El problema es que, como sucedía con los maridos burgueses del siglo xix, la vida literaria del narrador es una vida doble, y está perfectamente tabicada. En una, la vida «oficial», intenta escribir relatos, «ficciones» que —acaso como garantía de pureza— tienen prohibido cualquier contacto con la vida; en otra, la secreta, escribe un diario íntimo, parte de guerra clandestino donde consigna una tras otra, acaso para poder recordarlas, las batallas en que se trenza con su enamorada implacable. Las ficciones son arduas, desconcertadas, poco satisfactorias; anhelan siempre una música abstracta, ideal (la tiranía del jazz, modelo musical hegemónico de la literatura de los años sesenta), a la que nunca terminan de acceder, y se condenan a una decepción incurable.

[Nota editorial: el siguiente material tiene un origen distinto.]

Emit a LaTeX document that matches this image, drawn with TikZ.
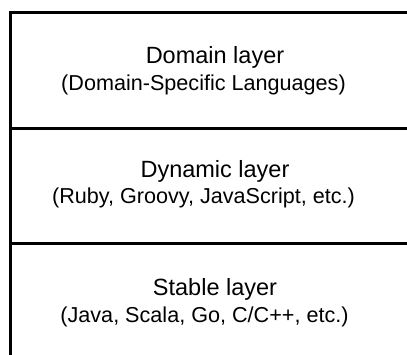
\documentclass[tikz,border=0pt]{standalone}
\usepackage{fontspec}
\setmainfont{Liberation Sans}
\usetikzlibrary{positioning}
\tikzset{
  layerbox/.style={draw, line width=3pt},
  layertitle/.style={anchor=base, inner sep=0pt, font=\fontsize{23.5}{28}\selectfont},
  layerlangs/.style={anchor=base, inner sep=0pt, font=\fontsize{21.6}{26}\selectfont}
}

\begin{document}
\begin{tikzpicture}[x=1pt, y=-1pt]

% page frame
\clip (0,0) rectangle (407,354);

% layers
\draw[layerbox] (10.5,12.5) rectangle (430,128);
\draw[layerbox] (10.5,128) rectangle (430,243.5);
\draw[layerbox] (10.5,243.5) rectangle (430,380);

%Domain
\node[layertitle] (domain) at (215,63) {Domain layer};
\node[layerlangs] (domainlangs) at (203.5,90) {(Domain-Specific Languages)};

%Dynamic
\node[layertitle] (dynamic) at (215,177) {Dynamic layer};
\node[layerlangs] (dynamiclangs) at (203.5,203.5) {(Ruby, Groovy, JavaScript, etc.)};

%Stable
\node[layertitle] (stable) at (215,295) {Stable layer};
\node[layerlangs] (stablelangs) at (204.5,322) {(Java, Scala, Go, C/C++, etc.)};

\end{tikzpicture}
\end{document}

El diario, en cambio, fluye como el agua, entre otras cosas porque es un género obtuso, ensimismado, absorto en el presente, que no se deja distraer ni tentar por trascendencia alguna. Tiene el estilo seco, la sintaxis precisa y el tono de brillante constatación —«No tengo trabajo, no tengo trabajo, no tengo trabajo. No he publicado nada. Estoy casado con una loca»— que harán célebre a su autor.
Michaels tardará años en comprender que los diarios —archivo de su relación psicopática con Sylvia Bloch—, lejos de oponerse a la ficción, eran en realidad su matriz primordial, y que escribir no era romper ni alejarse de la vida, como sostenía su joven precursor, sino descubrir la articulación singular, a la vez obvia y misteriosa, como la tapa de la mesa de trabajo del narrador («Escondía el diario en un espacio justo debajo de la superficie de la mesa en la que escribía los relatos»), que la conectara con ella de manera absoluta. Sylvia, el libro terrible que el lector tiene entre las manos, es la evidencia de que la encontró. Nacido como una expansión del último capítulo de Shuffle (1990), el primer libro de ficción autobiográfica que publicó Michaels, Sylvia es menos una memoir que una glosa descarnada, un ejercicio de relectura comentada, ampliada y hasta exagerada del diario íntimo que Michaels empezó a principios de los años sesenta, que llevaría durante treinta años y que terminaría publicando en 1999, casi a modo de último libro, o de obra maestra, con el título bastante proustiano de Time Out of Mind.